School #47

Sufism / Wahdat al-Wujud

Ibn Arabi, Rumi, Al-Qunawi

Wahdat al-Wujud (Unity of Being) holds that only God (al-Haqq) truly exists. Creation possesses borrowed, derivative existence — real but not self-sustaining. The world is God's perpetual self-disclosure (tajalli), and the mystic's journey is the recognition that all apparent multiplicity is a theophany of the One.

I. Time

Extent Infinite
Ontological Status Emergent
Grain Continuous
Freedom Deterministic
Traversability Linear
Dimensionality One
Direction Uni-directional

Time is emergent and infinite — it is a created veil over the eternal, timeless reality of God (al-Haqq). In mystical experience (fana), the Sufi dissolves temporal boundaries and tastes the eternal present of divine unity. Time is continuous and cyclical in its cosmic aspect, reflecting the perpetual divine self-disclosure (tajalli) through which God continuously creates and recreates the world at each instant. It is non-directional because in unity with God, past and future lose their distinction.

II. Space

Extent Finite
Ontological Status Emergent
Curvature Undefined
Dimensionality Three
Locality Non-local

Space is emergent and infinite — it is the arena of God's self-manifestation (tajalli), not an independently existing container. In the experience of wahdat al-wujud (unity of being), spatial distinctions dissolve: "Wherever you turn, there is the Face of God." Space is non-local because God's presence pervades all locations equally, and curved in the sense that all spatial paths ultimately lead back to the divine center.

III. Matter

Extent Finite
Ontological Status Emergent
Conservation Non-conserved
Dimensionality Three
Locality Non-local

Matter is emergent and finite — it is one of the outward forms through which God's infinite reality manifests. Ibn Arabi's doctrine of perpetual creation (khalq jadid) holds that matter is continuously recreated by God at every instant. Matter is non-conserved in the deepest sense: nothing persists independently; only God endures.
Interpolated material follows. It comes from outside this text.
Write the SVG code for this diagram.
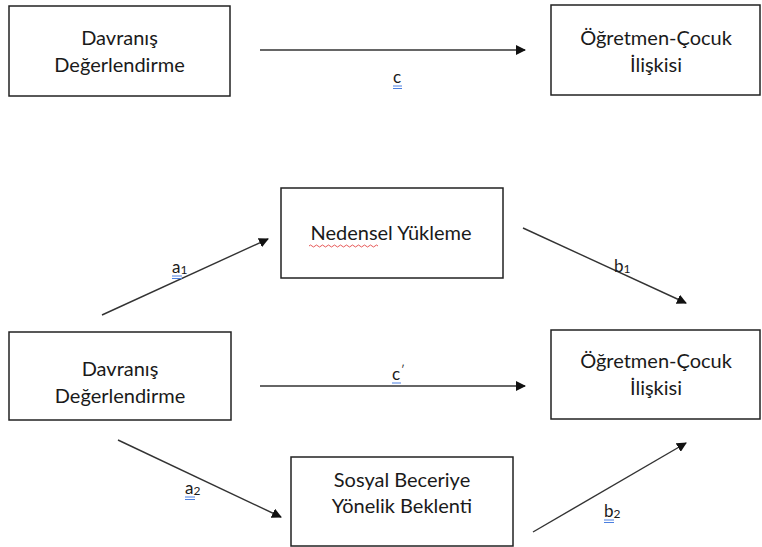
<svg xmlns="http://www.w3.org/2000/svg" width="762" height="547" viewBox="0 0 762 547">
<defs>
<marker id="ah" viewBox="0 0 10 10" refX="9" refY="5" markerWidth="10" markerHeight="10" markerUnits="userSpaceOnUse" orient="auto">
<path d="M0,0 L10,5 L0,10 z" fill="#111"/>
</marker>
<style>
.box{fill:#fff;stroke:#222;stroke-width:1.5}
.t{font-family:Lato,"Open Sans","Liberation Sans",sans-serif;font-size:20px;fill:#1a1a1a;text-anchor:middle}
.l{font-family:Lato,"Open Sans","Liberation Sans",sans-serif;font-size:17px;fill:#1a1a1a}
.sub{font-size:12px}
.conn{stroke:#333;stroke-width:1.4;fill:none;marker-end:url(#ah)}
.ul{stroke:#4a7fe0;stroke-width:1;fill:none}
.wv{stroke:#e03030;stroke-width:0.8;fill:none}
</style>
</defs>
<rect width="762" height="547" fill="#fff"/>
<g id="connectors">
<line class="conn" x1="260" y1="50" x2="525" y2="50"/>
<line class="conn" x1="102" y1="315" x2="268" y2="239"/>
<line class="conn" x1="523" y1="228" x2="686" y2="303"/>
<line class="conn" x1="260" y1="386" x2="525" y2="386"/>
<line class="conn" x1="118" y1="440" x2="281" y2="517"/>
<line class="conn" x1="533" y1="532" x2="686" y2="443"/>
</g>
<g id="labels">
<text class="l" x="393" y="83">c</text>
<path class="ul" d="M393,86 H402 M393,88.5 H402"/>
<text class="l" x="392" y="380">c</text>
<text class="l" x="401" y="374" style="font-size:11px">′</text>
<path class="ul" d="M392,383 H401"/>
<text class="l" x="172" y="273">a<tspan class="sub" dy="1">1</tspan></text>
<path class="ul" d="M172,276 H182 M172,278.5 H182"/>
<text class="l" x="614" y="272">b<tspan class="sub" dy="1">1</tspan></text>
<text class="l" x="185" y="494">a<tspan class="sub" dy="1">2</tspan></text>
<path class="ul" d="M185,497 H195 M185,499.5 H195"/>
<text class="l" x="604" y="517">b<tspan class="sub" dy="1">2</tspan></text>
<path class="ul" d="M604,520 H614 M604,522.5 H614"/>
</g>
<g id="node-davranis-top">
<rect class="box" x="9" y="6" width="221" height="90"/>
<text class="t" x="119.5" y="45">Davranış</text>
<text class="t" x="119.5" y="72">Değerlendirme</text>
</g>
<g id="node-ogretmen-top">
<rect class="box" x="551" y="5" width="209" height="90"/>
<text class="t" x="656" y="45">Öğretmen-Çocuk</text>
<text class="t" x="656" y="72">İlişkisi</text>
</g>
<g id="node-nedensel">
<rect class="box" x="281" y="188" width="222" height="90"/>
<text class="t" x="391" y="240">Nedensel Yükleme</text>
<path class="wv" d="M309,246 q1.5,-2 3,0 t3,0 t3,0 t3,0 t3,0 t3,0 t3,0 t3,0 t3,0 t3,0 t3,0 t3,0 t3,0 t3,0 t3,0 t3,0 t3,0 t3,0 t3,0 t3,0 t3,0 t3,0 t3,0"/>
</g>
<g id="node-davranis-bottom">
<rect class="box" x="9" y="332" width="222" height="88"/>
<text class="t" x="120" y="376">Davranış</text>
<text class="t" x="120" y="403">Değerlendirme</text>
</g>
<g id="node-ogretmen-bottom">
<rect class="box" x="551" y="330" width="209" height="89"/>
<text class="t" x="656" y="368">Öğretmen-Çocuk</text>
<text class="t" x="656" y="395">İlişkisi</text>
</g>
<g id="node-sosyal">
<rect class="box" x="291" y="457" width="222" height="89"/>
<text class="t" x="402" y="487">Sosyal Beceriye</text>
<text class="t" x="402" y="513">Yönelik Beklenti</text>
</g>
</svg>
It is non-local because every material form is a theophany revealing the same divine reality.

IV. Observer

Time Instance Multiple
Space Instance Multiple
Extent of Knowledge Total
Retainment of Knowledge Total
Physicality Both
Agency Passive
Number Singular
Time Instance: Multiple — the Perfect Human (al-Insan al-Kamil) participates in multiple modes of temporal awareness: the eternal now of divine presence (waqt) and the successive moments of created time; through fana (annihilation of self) the mystic accesses the timeless divine perspective
Space Instance: Multiple — God as the true Observer is omnipresent; the realized mystic, through union (ittihad), participates in this divine omnipresence, no longer confined to a single spatial locus
Extent of Knowledge: Total — God possesses total knowledge of all things; the mystic who achieves fana and baqa (subsistence in God) shares in this divine knowledge to the extent that the self is annihilated in the Real
Retainment of Knowledge: Total — divine knowledge is eternally retained; the 'ilm (knowledge) of God is infinite and unchanging, and the mystic who participates in it retains what is disclosed
Physicality: Both — the human observer begins as embodied, but through mystical ascent the distinction between bodily and spiritual existence dissolves; the Perfect Human is both outwardly embodied and inwardly identified with the divine
Agency: Passive — the creature has no independent agency; all action is ultimately God's action through the creature; the mystic's realization is the recognition that "there is no agent but God."
Consciousness: Present — consciousness is the divine light (nur) manifesting through creation; it is always present, and in the mystic's awakening it is recognized as God's own self-awareness
Number: Singular — ultimately there is only one Observer: God; all apparent multiplicity of observers is the One seeing itself through countless theophanies

V. Energy

Extent Finite
Ontological Status Emergent
Conservation Non-conserved
Dispersibility Irreversible

Finite and emergent — energy, like all created phenomena, is a tajalli (self-disclosure) of God with no independent subsistence; it exists only because God continually wills it into being. Conservation: Non-conserved — God is free to create, sustain, or annihilate energy at each moment; what appears as conservation is divine habit (sunna), not ontological necessity. Dispersibility: Irreversible — the flow from divine unity into manifest multiplicity moves in one direction; the mystic's return to God reverses the spiritual journey but not the physical dispersal of energy.

VI. Information

Ontological Status Emergent
Conservation Conserved
Granularity Continuous

All information is a manifestation of divine knowledge — God is the ultimate informational ground. The multiplicity of worldly information is a surface expression of God's infinite, unified knowledge. Information is emergent from the divine self-disclosure. It is conserved because God's knowledge is perfect and eternal. It is continuous because the divine knowledge is an undivided ocean.